Italy’s Pietro Arese was understandably delighted with his 1500m win in 3:33.56 – a PB that puts him second on the Italian all-time list and took two seconds off the meeting record. Kicking down the back straight, the European Championships fourth-place finisher moved into the lead and couldn’t be caught, leading Ireland’s Andrew Coscoran to a PB of 3:33.87 for the runner-up spot. Britain’s Matthew Stonier was third in 3:34.43.

A world lead was set in the first track event of the meeting as Kenya’s Edinah Jebitok surged to victory in the women’s mile in 4:22.85. Ahead at the bell, the 21-year-old eased away over the final lap to rebound after her ninth place in the Hengelo 1500m and triumph ahead of Ethiopia’s Ksanet Alem (4:24.29) and Spain’s Marta Perez (4:25.78).

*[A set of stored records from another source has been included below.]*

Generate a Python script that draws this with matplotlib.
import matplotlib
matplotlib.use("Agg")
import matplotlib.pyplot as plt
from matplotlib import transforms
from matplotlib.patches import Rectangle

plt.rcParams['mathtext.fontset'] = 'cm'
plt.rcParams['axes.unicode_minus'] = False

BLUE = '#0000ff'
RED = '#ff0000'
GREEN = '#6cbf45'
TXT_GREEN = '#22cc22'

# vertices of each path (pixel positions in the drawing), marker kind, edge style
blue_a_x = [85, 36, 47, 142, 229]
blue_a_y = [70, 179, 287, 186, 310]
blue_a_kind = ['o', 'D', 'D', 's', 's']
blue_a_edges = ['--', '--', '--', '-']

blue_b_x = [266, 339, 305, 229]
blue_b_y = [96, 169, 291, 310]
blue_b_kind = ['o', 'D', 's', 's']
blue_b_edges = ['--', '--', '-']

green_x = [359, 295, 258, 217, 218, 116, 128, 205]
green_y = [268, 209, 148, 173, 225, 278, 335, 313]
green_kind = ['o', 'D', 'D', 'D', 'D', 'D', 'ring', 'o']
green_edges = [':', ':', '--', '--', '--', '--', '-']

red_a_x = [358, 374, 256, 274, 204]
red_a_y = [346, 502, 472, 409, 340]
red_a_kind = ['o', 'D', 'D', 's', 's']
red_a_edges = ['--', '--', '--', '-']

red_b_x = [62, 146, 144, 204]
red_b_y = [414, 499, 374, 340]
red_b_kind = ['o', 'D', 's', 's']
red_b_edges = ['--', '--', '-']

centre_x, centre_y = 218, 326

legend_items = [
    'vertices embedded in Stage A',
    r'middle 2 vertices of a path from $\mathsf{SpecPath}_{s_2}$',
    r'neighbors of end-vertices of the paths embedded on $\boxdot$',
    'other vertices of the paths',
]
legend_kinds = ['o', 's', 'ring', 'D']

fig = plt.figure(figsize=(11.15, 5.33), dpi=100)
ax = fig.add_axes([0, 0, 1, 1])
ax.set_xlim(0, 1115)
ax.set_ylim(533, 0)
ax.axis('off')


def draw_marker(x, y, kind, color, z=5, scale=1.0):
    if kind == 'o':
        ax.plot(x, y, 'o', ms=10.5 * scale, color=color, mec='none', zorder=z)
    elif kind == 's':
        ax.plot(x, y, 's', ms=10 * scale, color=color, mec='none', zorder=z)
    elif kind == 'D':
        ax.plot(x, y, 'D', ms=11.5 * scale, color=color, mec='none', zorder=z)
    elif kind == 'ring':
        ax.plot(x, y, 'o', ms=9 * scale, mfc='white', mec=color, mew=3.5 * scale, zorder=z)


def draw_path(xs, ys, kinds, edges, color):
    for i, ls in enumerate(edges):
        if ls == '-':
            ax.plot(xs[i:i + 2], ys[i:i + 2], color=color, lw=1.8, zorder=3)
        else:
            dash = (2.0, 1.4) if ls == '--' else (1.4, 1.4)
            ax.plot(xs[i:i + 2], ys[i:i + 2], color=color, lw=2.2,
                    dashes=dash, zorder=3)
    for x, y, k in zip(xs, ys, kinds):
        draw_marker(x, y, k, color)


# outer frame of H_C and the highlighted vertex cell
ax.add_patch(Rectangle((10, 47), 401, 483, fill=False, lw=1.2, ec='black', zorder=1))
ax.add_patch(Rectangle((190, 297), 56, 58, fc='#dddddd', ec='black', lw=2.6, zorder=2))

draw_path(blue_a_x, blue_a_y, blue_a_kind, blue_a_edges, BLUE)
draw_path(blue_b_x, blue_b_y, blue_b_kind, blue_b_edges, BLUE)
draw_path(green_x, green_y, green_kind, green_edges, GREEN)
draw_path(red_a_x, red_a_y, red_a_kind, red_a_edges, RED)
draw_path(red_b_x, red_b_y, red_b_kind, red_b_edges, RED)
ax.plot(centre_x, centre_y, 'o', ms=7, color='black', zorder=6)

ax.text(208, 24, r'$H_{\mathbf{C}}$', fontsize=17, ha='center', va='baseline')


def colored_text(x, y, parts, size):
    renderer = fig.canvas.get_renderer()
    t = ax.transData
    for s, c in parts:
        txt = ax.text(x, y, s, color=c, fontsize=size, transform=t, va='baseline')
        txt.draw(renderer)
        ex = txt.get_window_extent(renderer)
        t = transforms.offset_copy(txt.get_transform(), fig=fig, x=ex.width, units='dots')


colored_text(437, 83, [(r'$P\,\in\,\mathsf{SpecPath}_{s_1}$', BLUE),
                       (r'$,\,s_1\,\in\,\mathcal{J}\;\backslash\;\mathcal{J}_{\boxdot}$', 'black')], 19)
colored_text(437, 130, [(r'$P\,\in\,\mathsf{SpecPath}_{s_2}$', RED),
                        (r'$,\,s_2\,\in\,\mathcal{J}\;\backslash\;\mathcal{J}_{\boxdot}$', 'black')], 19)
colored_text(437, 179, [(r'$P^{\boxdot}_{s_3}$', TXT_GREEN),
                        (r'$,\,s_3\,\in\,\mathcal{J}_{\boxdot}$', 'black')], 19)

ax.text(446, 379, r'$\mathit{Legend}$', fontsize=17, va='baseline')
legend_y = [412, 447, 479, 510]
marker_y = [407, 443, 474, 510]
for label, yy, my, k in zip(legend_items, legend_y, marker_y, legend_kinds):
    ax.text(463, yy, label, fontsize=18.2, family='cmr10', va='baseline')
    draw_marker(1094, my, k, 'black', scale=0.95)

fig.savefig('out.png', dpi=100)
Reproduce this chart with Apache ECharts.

“I did not expect to run so fast today, but I fight in every race,” said Jebitok, who placed eighth at the World Cross Country Championships in Bathurst in February. “The conditions today are good, so it was possible to achieve a good performance.”

Britain’s Ben Pattison clinched a win in the men’s 800m, running 1:45.80 to beat a fast-finishing Elias Ngeny of Kenya (1:45.99). Jamaica’s Adelle Tracey took the women’s race in 2:01.26 as she held off Poland’s Adrianna Topolnicka (2:01.63) and Britain’s Ellie Baker (2:01.64).